Eggington’s decision to travel to Australia to defend the IBO crown he won in 2022, for instance, might have raised eyebrows. Even more so when he lost a split-decision to Dennis Hogan. Yet the payday which helped him pay off the mortgage, made it more than worthwhile.

“I am still trying to make money now. The goal has not changed,” he says.

“The belts bring more dough so you have to get those to move up. But if you offered me a world title fight for £500,000, or a fight without a world title for £1million or even £700,000, then I’m taking the second option every time.

“The belts don’t pay the bills and they certainly don’t feed anyone.”

Eggington gives a shrug of the shoulders when it is pointed out Baraou, a former European amateur champion who has won 14 of his 15 pro bouts, is favourite. It is usually the way.

“I could be defending the belt and they would still have me as underdog,” he says.

Neither is Eggington the man to ask for a detailed breakdown of his opponent. A self-confessed “Plan A” fighter, he admits to having little interest in watching others box.

“It is nothing I haven’t seen before,” he says of Baraou.

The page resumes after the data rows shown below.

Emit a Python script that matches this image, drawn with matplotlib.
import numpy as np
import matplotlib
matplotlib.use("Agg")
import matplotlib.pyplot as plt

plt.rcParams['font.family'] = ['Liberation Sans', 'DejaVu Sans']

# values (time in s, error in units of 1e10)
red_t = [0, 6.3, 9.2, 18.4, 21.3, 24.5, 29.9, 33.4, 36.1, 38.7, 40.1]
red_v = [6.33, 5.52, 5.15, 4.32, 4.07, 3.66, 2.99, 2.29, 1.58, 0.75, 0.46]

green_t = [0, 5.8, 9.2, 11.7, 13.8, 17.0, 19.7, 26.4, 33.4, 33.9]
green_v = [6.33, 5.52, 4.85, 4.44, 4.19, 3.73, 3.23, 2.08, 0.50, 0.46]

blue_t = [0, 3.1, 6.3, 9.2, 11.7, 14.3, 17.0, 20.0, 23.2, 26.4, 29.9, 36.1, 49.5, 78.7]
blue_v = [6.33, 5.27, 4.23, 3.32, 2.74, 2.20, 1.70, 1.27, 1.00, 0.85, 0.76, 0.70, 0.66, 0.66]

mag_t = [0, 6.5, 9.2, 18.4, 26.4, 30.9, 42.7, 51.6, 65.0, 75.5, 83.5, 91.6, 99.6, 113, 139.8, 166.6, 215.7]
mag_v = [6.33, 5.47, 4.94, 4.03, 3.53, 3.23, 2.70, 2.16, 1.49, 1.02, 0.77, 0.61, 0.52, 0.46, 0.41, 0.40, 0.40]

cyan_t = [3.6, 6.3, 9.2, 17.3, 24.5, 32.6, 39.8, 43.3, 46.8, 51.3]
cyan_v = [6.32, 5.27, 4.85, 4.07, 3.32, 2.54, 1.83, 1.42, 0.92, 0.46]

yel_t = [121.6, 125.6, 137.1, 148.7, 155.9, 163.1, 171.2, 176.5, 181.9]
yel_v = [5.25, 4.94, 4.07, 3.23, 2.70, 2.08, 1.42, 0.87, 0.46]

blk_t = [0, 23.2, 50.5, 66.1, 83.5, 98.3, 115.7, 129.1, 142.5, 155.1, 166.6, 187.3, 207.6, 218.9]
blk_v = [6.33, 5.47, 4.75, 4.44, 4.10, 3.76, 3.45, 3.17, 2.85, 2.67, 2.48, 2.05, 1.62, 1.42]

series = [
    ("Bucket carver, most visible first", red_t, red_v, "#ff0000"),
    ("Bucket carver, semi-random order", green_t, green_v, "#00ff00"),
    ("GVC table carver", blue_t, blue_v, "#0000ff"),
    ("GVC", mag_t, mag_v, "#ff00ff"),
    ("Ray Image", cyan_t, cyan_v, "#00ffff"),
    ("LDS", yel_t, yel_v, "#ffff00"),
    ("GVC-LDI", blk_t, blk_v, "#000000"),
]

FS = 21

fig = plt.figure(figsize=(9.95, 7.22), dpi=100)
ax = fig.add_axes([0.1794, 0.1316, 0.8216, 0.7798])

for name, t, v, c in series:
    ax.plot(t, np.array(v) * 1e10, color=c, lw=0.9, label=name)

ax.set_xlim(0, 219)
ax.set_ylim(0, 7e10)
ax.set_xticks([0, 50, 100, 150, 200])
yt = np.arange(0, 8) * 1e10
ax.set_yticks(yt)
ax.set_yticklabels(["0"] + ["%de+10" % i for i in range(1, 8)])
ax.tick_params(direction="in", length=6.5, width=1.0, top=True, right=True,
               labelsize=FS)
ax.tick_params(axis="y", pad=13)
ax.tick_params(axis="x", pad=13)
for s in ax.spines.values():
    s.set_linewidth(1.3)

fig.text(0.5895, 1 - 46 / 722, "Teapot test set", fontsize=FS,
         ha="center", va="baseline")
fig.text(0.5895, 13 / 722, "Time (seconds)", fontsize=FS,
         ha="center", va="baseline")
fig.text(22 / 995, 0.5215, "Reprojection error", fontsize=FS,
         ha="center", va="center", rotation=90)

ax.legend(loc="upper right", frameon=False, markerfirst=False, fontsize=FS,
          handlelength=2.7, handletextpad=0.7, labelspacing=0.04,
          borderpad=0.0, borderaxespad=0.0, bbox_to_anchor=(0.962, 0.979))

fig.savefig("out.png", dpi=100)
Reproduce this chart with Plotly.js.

All the same, Eggington must concede a win tonight has the potential to open new doors. There has been talk of a possible world title shot. Just maybe it might reach the point where Eggington can no longer be ignored? For all the modesty, there is no escaping he’s a better boxer now than 20 or even 10 fights ago.

Whatever the future holds, the one certainty is Eggington will keep doing it his way.

“When the kids ask me for advice in the gym I just say work hard. Nothing beats it,” he explains.

“There are fighters all over the country who are better boxers than me. That is a fact.

“But no-one works harder than me and I really believe that. I think that is what has separated me from the rest.

“OK, I’ve got a bit of talent. But I am not British, European or Commonwealth title talented. I am British, European and IBO world title hard working. I truly believe that.

“The talent has helped but it is hard work which has brought me to where I am.”